# START OF Material provided
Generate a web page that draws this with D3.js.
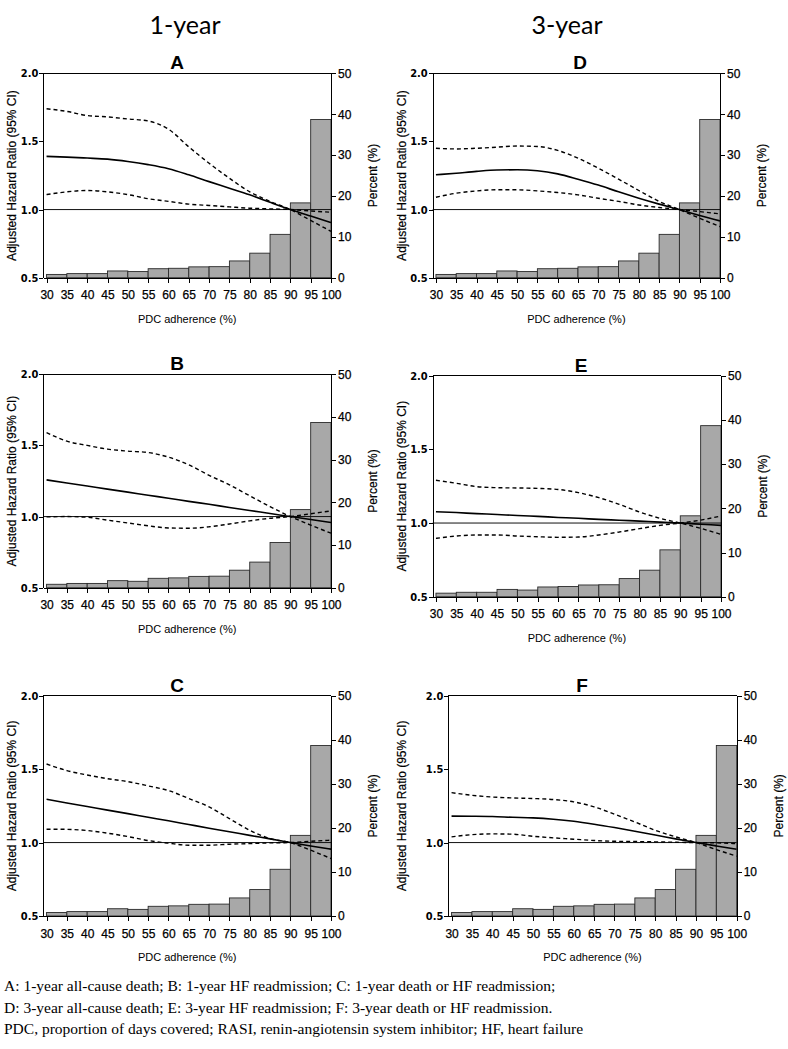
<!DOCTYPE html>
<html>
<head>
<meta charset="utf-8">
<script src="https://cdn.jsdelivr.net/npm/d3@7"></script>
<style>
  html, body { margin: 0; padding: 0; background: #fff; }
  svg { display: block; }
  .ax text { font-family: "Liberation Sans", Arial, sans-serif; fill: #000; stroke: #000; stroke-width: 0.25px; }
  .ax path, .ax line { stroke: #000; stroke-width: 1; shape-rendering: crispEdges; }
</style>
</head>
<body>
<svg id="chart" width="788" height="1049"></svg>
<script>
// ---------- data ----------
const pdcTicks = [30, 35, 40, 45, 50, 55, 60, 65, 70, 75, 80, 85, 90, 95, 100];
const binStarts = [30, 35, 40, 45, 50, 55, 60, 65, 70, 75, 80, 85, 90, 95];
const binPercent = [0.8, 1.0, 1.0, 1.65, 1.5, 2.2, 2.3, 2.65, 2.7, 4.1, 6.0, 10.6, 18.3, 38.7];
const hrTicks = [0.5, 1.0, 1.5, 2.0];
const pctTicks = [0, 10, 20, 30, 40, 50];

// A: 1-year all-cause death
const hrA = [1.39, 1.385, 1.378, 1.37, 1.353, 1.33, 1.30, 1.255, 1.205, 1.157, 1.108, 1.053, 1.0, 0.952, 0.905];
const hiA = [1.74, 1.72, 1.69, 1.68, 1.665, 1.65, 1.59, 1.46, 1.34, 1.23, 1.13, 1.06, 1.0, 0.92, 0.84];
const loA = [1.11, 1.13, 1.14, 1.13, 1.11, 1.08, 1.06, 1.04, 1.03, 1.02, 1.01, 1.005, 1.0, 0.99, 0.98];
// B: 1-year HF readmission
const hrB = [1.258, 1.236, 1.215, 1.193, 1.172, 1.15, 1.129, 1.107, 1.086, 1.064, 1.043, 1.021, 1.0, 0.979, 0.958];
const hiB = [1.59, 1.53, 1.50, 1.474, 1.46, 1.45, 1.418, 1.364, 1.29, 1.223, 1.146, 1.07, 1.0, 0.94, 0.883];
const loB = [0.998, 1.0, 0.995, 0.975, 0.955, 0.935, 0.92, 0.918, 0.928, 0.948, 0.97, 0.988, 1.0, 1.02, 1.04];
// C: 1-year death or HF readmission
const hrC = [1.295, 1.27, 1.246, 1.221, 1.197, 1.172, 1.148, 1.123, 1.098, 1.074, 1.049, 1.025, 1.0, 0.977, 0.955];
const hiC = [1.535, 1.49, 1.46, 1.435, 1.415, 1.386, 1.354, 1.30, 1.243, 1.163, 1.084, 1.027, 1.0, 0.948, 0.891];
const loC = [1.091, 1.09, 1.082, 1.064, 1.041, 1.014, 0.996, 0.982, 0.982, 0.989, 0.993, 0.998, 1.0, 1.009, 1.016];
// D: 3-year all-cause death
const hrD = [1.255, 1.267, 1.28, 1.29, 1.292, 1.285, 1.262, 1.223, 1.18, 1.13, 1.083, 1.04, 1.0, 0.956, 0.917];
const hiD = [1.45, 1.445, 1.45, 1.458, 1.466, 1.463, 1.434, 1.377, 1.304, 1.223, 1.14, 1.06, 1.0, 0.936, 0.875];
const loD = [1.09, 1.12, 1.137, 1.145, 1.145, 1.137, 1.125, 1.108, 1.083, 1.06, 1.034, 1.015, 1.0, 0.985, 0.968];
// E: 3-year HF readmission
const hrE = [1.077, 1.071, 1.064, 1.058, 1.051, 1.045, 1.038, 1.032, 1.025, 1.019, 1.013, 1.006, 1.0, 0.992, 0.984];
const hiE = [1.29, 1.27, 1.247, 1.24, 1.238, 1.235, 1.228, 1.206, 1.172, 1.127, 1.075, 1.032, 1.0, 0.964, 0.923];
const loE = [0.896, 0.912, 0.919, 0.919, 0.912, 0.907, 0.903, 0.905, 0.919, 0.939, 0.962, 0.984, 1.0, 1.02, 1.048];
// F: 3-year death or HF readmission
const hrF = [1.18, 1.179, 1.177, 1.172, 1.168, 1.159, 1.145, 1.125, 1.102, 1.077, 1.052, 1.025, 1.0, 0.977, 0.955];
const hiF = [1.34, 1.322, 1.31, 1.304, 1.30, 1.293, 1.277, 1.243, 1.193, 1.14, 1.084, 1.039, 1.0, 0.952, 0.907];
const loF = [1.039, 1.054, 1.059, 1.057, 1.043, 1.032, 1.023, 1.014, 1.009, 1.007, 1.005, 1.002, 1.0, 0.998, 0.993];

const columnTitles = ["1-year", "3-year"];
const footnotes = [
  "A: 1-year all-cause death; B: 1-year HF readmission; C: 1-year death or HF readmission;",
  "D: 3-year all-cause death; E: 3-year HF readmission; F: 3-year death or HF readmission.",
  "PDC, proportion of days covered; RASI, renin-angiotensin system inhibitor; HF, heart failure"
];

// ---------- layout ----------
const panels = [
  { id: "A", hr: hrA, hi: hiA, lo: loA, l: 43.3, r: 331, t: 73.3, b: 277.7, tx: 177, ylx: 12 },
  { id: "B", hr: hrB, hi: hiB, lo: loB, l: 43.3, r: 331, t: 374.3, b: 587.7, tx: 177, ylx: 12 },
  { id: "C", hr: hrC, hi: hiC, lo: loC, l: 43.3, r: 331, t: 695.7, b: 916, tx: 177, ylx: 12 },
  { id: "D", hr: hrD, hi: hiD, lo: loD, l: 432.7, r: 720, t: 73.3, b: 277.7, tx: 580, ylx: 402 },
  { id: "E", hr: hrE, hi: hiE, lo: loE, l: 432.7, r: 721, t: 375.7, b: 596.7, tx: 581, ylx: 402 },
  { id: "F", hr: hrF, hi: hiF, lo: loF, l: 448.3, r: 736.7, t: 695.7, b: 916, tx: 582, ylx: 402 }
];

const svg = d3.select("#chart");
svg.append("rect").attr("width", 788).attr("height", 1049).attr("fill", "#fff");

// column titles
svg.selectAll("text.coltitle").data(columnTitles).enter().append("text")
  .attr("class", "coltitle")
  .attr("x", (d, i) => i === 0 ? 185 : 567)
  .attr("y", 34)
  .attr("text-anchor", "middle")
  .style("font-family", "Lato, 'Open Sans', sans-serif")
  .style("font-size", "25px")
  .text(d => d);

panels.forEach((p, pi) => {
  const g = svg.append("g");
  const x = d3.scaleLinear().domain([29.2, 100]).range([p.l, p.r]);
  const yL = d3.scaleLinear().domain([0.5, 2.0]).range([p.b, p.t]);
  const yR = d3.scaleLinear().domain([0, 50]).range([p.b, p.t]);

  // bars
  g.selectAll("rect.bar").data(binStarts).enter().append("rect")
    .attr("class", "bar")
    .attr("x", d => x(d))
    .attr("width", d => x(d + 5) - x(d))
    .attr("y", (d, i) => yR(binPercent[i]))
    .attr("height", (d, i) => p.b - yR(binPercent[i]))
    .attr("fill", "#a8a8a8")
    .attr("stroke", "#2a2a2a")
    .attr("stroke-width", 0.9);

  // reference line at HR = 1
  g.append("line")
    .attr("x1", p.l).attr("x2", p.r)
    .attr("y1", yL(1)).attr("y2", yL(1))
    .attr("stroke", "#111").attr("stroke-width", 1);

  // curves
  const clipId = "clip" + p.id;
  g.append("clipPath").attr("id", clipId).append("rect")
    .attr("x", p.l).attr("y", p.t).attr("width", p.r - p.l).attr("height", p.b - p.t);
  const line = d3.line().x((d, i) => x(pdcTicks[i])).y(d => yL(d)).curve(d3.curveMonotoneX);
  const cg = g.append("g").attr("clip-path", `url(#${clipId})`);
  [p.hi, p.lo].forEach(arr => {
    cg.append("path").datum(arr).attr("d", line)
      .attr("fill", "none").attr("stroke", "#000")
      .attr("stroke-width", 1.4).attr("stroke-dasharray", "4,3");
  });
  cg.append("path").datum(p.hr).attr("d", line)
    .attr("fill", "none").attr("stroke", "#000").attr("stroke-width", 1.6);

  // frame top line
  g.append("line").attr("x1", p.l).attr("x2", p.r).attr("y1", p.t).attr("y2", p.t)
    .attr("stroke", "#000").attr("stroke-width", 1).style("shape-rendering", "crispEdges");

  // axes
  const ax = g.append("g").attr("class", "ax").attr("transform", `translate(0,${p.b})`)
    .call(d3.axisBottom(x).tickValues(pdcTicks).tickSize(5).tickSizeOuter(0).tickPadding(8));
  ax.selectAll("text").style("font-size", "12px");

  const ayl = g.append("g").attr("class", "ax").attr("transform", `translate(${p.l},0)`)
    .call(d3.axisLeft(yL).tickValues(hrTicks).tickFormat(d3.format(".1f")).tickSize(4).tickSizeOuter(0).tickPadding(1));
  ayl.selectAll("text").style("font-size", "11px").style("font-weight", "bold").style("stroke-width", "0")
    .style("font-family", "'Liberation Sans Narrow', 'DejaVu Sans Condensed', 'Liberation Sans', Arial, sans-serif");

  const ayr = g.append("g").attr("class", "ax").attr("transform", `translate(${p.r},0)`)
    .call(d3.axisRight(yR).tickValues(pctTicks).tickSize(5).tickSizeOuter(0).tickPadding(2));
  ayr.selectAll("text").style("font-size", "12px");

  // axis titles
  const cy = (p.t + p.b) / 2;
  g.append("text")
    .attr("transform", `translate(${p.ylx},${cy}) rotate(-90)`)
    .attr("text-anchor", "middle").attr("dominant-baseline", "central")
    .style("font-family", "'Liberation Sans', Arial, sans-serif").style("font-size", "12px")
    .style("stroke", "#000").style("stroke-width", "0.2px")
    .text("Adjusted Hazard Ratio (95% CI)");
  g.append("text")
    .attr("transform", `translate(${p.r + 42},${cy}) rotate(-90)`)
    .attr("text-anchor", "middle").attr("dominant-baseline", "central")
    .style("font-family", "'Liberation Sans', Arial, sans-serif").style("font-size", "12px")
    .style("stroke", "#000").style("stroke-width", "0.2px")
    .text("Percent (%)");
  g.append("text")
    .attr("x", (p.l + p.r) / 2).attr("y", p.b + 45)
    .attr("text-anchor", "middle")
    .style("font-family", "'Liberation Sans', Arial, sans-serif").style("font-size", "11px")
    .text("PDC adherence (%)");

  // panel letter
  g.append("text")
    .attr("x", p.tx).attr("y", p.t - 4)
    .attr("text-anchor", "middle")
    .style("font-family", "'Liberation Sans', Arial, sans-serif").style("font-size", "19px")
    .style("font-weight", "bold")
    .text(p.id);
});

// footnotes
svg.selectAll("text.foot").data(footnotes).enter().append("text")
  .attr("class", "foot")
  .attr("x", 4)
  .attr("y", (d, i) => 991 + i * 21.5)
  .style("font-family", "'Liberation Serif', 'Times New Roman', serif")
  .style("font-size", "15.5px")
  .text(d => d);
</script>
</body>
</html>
# END OF Material provided
- Work instructions
Exactly restate the lines from the beginning of the data through the line with "const pctTicks = [0, 10, 20, 30, 40, 50];", and no others, keeping pictures out.

- Worked answer
Generate a web page that draws this with D3.js.
<!DOCTYPE html>
<html>
<head>
<meta charset="utf-8">
<script src="https://cdn.jsdelivr.net/npm/d3@7"></script>
<style>
  html, body { margin: 0; padding: 0; background: #fff; }
  svg { display: block; }
  .ax text { font-family: "Liberation Sans", Arial, sans-serif; fill: #000; stroke: #000; stroke-width: 0.25px; }
  .ax path, .ax line { stroke: #000; stroke-width: 1; shape-rendering: crispEdges; }
</style>
</head>
<body>
<svg id="chart" width="788" height="1049"></svg>
<script>
// ---------- data ----------
const pdcTicks = [30, 35, 40, 45, 50, 55, 60, 65, 70, 75, 80, 85, 90, 95, 100];
const binStarts = [30, 35, 40, 45, 50, 55, 60, 65, 70, 75, 80, 85, 90, 95];
const binPercent = [0.8, 1.0, 1.0, 1.65, 1.5, 2.2, 2.3, 2.65, 2.7, 4.1, 6.0, 10.6, 18.3, 38.7];
const hrTicks = [0.5, 1.0, 1.5, 2.0];
const pctTicks = [0, 10, 20, 30, 40, 50];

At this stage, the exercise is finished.